Later on, during the same program, with only five minutes left to go in my presentation, a mother opened the door and called out across the room that it was time for her three children to leave. The poor kids were fixated on the show and did not immediately heed her call, which led to another loud interruption by the mom. “‘I said, ‘It’s time to go! Now hurry up!'”
The children reluctantly pulled themselves away from the performance and walked toward the door. The librarian hopped up too and grabbed the cookies that she was planning to pass out at the program’s conclusion. She stood just outside the door and allowed the children to take some as they left! Of course, you can probably imagine what this did to the attention level of the other children in the room. Suddenly, they became preoccupied with getting a cookie of their own and their ability to focus diminished exponentially!
This experience was frustrating on a number of levels. I wondered why the mother had needed to call across the room for her children. Why couldn’t she have quietly entered, approached them and told them it was time to go? Or better yet, why couldn’t she have discreetly asked the librarian how much time was left in the program? (Even asking me directly would have been less distracting than her chosen course of action!) Perhaps if she’d known there were only five minutes remaining, she would have been willing to give her children the chance to see the ending and she could have avoided making a scene. Regardless, this mother certainly did not model good audience behavior for her children.

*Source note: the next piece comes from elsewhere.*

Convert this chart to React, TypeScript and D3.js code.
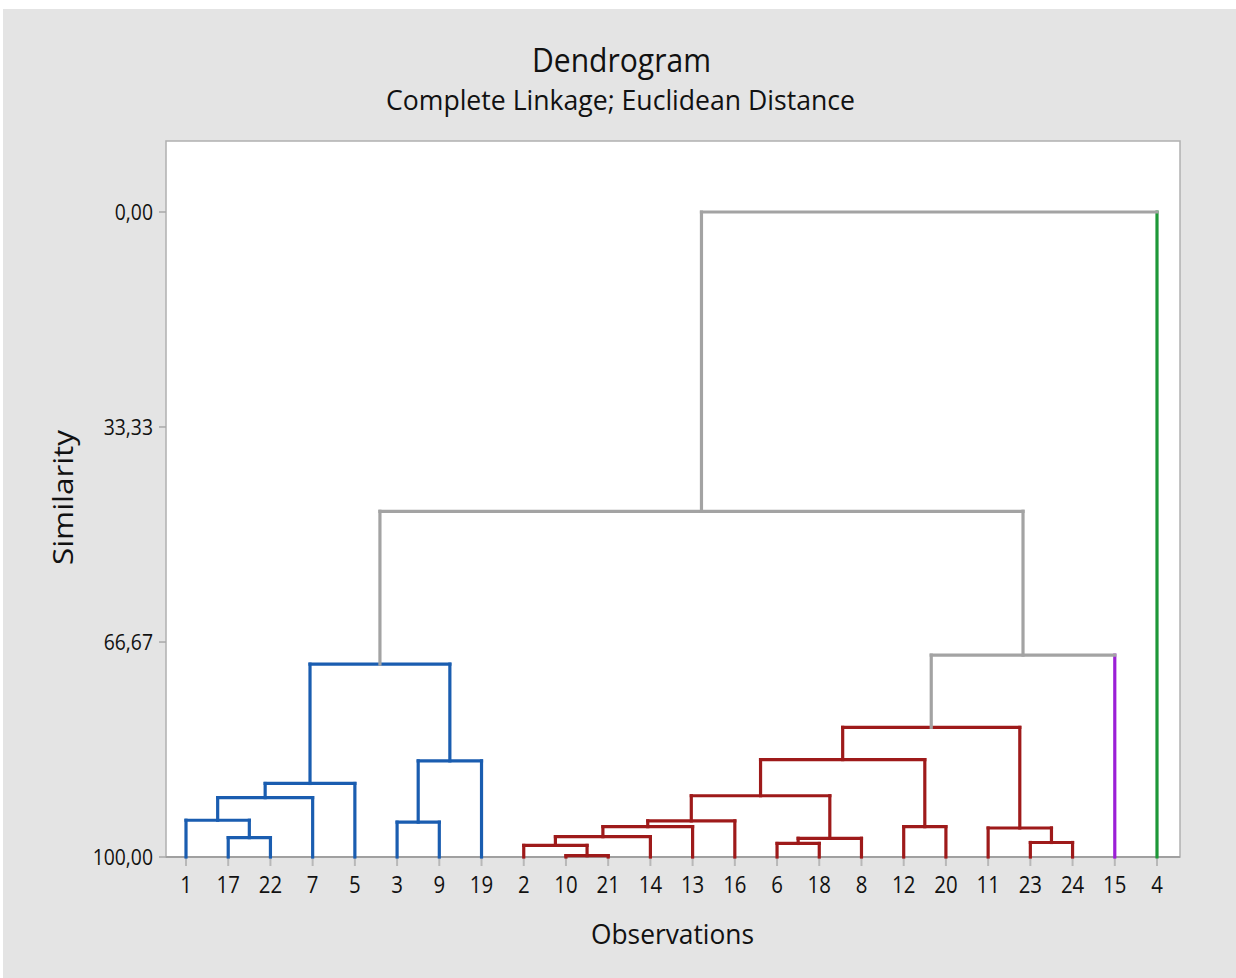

Recently, I was sharing these experiences with a librarian, Amy, who works in an urban community. She was contrasting her experiences working with children in urban vs. suburban settings, and I found her insights to be quite interesting. She shared how in an urban setting, most often, the children do not know (have not been taught) appropriate audience behavior. The parents rarely (if ever) attend the programs along with their children, and therefore, the children don’t know that they should clap at the end of a performance, not make noise during it, etc. Amy has had to teach them these things. And yet, these same children excel in problem solving, taking initiative and making friends.
In contrast, her findings in the suburban setting were that children knew how to exhibit appropriate audience behavior, having been taught from a young age by their parents who attended nearly every program she hosted! However, these children were not good at solving problems, taking initiative and making friends. Why? Perhaps because they were so closely tied to mom and dad that they were afraid to do anything on their own. Thus, for these children, Amy had to focus on activities that would encourage the children to make new friends and solve problems on their own.
It’s very easy to negatively judge a model of parenting that is different from the one by which you were raised or are raising your children. That’s why I appreciated Amy’s insights which show that there can be advantages on both sides, if you pay attention. It seems that by and large we live in a culture and time where parents are either too close or too far removed from their children. But I believe the answer lies somewhere in between. Being engaged and involved in a child’s life so that they have the security of knowing that they are safe; and yet, avoiding the temptation to micro-manage which prevents them from learning how to think and act independently. What a tough balance!
What I do know is that as I perform for diverse crowds, I’m going to be attentive to what Amy has described. One audience type is not “better” than the other; they are simply different, with different needs. These different audiences may require different things from me, the performer, and I want to do my best to be sensitive to that. To teach where teaching is needed, to challenge where a challenge is needed, and everything in between!